His statements in the White House briefing room brought to mind tough talk from President Donald Trump’s campaign and came just three days after the administration’s crushing health care defeat. Sessions also acknowledged he was clarifying a similar policy adopted by the Obama administration last year.
“I urge the nation’s states and cities to carefully consider the harm they are doing to their citizens by refusing to enforce our immigration laws,” Sessions said.
Trump had said during the campaign that he would “defund” sanctuary cities by taking away their federal funding. But legal precedent suggests that would be difficult.

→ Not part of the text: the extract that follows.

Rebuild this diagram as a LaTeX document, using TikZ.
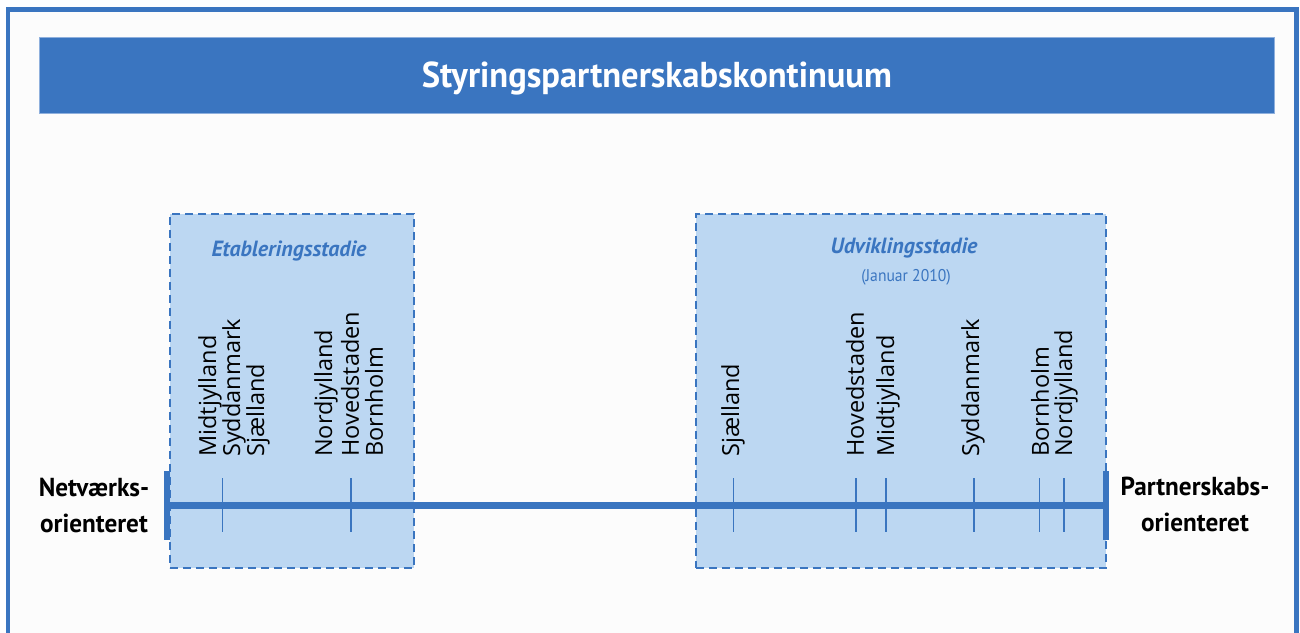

Sessions’ message came days after the administration released a report on local jails that listed more than 200 cases of immigrants released from custody before federal agents could intervene. That list was compiled following an executive order Trump signed in January that called on the government to document which local jurisdictions aren’t cooperating with federal efforts to find and deport immigrants in the country illegally.
Meanwhile, municipal leaders gathered in New York vowed to defy Trump’s crackdown as they gathered for a small conference that attracted officials from cities including San Francisco, Seattle, Denver, Chicago, Philadelphia and New York.
“We are going to become this administration’s worst nightmare,” said New York City council speaker Melissa Mark-Viverito.
Mark-Viverito and others promised to block federal immigration agents from accessing certain private areas on city property, to restrict their access to schools and school records and to offer legal services to immigrants in the country illegally. City officials were also encouraged to embrace their rarely used oversight and subpoena powers to investigate federal immigration practices.